NC 529 Plan – www.cfnc.org/save/save.jsp
The federal 529 tax-free savings program is the pre-eminent route to college savings, and North Carolina's plan is considered one of the nation's best. The CFNC can help you set up a fund, offer investment options, and help you administer the fund as your savings or needs change.
Free Application for Federal Aid – www.fafsa.ed.gov
The FAFSA determines not only how much money the federal government will give or loan a college student, it's also used by most schools and states to gauge what money they'll provide. The form and help for completing and filing it are all online these days, making it an easier task than in years past. The filing deadline is typically June 30 each year; for example, for the 2010-2011 school year (July 1, 2010 – June 30, 2011) FAFSA on the Web applications must be submitted by midnight Central Daylight time (1 a.m. EDT), June 30, 2011.

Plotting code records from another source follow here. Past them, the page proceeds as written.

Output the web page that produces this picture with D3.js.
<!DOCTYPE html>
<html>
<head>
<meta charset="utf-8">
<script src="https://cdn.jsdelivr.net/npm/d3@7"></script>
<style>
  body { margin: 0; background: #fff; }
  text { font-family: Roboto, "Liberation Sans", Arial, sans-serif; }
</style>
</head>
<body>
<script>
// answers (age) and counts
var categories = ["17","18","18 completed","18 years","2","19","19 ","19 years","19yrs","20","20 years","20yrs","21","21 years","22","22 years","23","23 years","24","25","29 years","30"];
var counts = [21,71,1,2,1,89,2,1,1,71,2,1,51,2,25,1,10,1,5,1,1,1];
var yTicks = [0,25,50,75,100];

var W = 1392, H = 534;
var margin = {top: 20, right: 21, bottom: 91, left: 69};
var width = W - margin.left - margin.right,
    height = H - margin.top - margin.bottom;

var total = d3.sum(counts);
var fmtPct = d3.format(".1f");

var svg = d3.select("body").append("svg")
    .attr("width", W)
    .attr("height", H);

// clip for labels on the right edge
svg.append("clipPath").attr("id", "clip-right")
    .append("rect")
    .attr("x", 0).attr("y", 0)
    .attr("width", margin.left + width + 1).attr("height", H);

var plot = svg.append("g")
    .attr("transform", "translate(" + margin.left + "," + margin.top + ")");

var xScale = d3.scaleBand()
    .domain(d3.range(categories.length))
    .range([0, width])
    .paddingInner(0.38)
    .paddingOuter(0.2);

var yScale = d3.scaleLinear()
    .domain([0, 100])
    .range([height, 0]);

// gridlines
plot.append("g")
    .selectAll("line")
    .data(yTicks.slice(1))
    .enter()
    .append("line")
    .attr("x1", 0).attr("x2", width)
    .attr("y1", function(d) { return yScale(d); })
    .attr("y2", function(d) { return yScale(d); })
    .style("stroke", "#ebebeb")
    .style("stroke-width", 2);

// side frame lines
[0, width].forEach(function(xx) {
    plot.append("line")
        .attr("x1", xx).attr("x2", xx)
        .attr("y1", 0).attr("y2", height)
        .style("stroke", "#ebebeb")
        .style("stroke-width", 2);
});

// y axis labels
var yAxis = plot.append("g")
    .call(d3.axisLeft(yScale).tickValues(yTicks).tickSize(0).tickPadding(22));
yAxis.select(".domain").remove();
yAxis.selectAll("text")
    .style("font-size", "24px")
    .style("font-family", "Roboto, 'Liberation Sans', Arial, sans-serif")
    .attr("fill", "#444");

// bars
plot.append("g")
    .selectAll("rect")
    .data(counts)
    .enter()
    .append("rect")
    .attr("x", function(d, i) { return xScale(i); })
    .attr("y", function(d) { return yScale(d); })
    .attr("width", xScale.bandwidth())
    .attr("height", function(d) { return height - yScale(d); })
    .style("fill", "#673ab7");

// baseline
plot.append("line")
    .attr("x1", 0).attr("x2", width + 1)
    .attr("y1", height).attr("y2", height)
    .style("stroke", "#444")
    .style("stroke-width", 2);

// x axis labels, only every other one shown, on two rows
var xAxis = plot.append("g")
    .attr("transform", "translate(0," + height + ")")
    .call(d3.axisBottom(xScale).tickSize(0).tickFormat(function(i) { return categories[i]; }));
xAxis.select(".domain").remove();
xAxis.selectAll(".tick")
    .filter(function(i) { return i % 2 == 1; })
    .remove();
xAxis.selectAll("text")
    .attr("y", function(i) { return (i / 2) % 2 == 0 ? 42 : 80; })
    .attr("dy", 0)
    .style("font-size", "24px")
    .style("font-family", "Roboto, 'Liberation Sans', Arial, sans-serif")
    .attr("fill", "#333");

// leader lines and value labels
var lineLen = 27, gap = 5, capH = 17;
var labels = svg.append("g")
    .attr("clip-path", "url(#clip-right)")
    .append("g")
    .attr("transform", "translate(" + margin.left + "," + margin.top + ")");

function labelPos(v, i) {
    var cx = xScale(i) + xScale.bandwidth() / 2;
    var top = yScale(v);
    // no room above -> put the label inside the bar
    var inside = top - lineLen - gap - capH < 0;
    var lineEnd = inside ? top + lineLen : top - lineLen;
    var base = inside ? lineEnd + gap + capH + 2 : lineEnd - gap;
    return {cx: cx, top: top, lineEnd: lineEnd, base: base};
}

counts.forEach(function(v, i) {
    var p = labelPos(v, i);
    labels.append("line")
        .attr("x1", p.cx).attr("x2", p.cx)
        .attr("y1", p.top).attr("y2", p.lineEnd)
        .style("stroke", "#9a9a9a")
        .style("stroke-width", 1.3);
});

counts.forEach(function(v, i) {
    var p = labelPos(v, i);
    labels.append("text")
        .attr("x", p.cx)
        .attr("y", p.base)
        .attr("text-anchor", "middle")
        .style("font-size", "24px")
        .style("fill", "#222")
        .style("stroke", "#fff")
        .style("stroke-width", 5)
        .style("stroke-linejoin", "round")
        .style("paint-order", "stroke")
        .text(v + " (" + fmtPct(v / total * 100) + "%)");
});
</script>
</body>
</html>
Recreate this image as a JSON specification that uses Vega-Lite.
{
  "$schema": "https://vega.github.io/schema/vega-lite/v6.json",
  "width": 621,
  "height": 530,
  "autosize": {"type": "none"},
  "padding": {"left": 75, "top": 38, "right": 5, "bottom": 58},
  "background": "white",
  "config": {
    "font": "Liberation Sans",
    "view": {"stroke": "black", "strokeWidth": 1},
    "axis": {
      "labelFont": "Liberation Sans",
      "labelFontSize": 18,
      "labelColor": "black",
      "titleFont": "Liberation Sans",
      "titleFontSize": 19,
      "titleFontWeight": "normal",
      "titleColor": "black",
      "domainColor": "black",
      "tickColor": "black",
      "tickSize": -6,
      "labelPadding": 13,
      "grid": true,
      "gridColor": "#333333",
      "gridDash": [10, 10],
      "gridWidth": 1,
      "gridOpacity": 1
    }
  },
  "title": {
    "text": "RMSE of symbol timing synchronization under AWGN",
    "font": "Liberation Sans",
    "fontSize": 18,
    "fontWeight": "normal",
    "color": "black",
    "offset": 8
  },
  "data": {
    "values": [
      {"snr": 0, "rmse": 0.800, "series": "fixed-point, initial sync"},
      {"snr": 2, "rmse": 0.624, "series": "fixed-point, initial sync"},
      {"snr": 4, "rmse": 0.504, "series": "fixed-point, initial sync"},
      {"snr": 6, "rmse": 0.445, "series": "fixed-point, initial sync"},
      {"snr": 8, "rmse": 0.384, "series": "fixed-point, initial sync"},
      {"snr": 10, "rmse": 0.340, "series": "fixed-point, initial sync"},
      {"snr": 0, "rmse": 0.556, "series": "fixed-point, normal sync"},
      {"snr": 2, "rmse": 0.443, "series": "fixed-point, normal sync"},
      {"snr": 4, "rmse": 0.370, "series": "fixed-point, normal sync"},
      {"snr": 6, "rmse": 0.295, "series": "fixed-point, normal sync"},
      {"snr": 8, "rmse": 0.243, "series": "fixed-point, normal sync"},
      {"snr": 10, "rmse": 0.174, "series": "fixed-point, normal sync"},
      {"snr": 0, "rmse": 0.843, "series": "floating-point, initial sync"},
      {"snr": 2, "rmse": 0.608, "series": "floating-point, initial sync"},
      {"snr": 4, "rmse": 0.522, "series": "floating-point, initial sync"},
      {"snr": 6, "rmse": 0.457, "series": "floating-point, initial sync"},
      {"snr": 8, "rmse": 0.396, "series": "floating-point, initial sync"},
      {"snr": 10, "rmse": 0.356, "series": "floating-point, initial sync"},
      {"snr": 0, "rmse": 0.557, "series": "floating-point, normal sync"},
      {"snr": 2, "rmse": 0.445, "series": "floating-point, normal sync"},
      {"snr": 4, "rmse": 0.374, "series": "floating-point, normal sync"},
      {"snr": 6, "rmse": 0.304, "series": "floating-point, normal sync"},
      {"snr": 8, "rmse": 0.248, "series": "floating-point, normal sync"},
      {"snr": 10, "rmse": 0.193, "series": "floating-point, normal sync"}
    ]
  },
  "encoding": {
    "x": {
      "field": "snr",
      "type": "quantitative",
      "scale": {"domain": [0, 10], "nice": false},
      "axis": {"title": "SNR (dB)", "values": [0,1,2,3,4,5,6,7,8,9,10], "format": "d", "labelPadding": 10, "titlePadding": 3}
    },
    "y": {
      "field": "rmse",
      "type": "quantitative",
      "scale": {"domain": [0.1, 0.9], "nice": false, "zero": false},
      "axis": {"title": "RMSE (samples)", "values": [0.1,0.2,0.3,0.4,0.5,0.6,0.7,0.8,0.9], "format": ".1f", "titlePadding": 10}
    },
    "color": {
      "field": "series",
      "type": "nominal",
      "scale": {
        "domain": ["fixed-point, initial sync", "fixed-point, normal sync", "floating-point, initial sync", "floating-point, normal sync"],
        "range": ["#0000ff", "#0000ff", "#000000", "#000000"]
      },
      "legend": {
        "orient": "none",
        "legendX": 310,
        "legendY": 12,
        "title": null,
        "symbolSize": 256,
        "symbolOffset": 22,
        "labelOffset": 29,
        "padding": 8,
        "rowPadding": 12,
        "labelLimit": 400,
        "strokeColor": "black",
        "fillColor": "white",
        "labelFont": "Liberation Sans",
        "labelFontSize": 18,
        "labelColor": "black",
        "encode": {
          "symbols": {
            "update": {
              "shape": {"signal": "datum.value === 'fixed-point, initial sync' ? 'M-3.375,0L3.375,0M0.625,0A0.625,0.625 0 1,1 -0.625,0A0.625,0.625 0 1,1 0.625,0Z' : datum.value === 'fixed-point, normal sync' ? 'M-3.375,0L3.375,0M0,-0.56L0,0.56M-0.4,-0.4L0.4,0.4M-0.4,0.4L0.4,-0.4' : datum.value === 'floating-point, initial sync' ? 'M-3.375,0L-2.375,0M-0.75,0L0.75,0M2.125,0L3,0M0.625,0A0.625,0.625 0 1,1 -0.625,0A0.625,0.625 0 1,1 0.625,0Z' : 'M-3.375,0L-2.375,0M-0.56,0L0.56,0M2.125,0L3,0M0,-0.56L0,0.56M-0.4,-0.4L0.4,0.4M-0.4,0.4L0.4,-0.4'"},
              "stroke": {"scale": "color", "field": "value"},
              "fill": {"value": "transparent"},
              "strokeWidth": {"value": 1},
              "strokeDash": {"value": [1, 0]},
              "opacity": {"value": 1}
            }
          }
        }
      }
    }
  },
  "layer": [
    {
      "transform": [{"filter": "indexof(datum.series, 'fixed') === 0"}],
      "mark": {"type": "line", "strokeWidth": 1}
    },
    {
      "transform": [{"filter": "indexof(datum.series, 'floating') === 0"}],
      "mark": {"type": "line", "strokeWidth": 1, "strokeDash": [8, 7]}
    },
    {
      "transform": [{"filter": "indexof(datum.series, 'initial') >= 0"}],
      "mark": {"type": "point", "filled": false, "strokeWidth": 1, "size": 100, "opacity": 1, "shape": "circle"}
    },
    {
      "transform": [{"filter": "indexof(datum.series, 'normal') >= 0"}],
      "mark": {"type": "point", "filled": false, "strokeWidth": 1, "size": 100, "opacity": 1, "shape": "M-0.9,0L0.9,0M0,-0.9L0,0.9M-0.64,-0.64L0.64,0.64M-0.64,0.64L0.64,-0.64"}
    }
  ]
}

Federal Student Aid – http://studentaid.ed.gov
Federal Student Aid, an office of the U.S. Department of Education, is the informational gateway to grants, loans and work-study programs offered through the federal government for education beyond high school. It provides a variety of tools and resources to help you apply for federal money.
CFNC Scholarship Search – www.cfnc.org/paying/schol/aid_search.jsp
DO NOT pay for scholarship research. Fastweb and Finaid are two of several free scholarship search sites on the Web. And once again, the CFNC is working for you, with a search tool specifically for scholarships set aside for North Carolina residents.
Many private financial planning firms and banks administer savings plans and loan money that can be used toward college payments. Your school's financial aid office is also there to help you find money to ensure that you can attend college.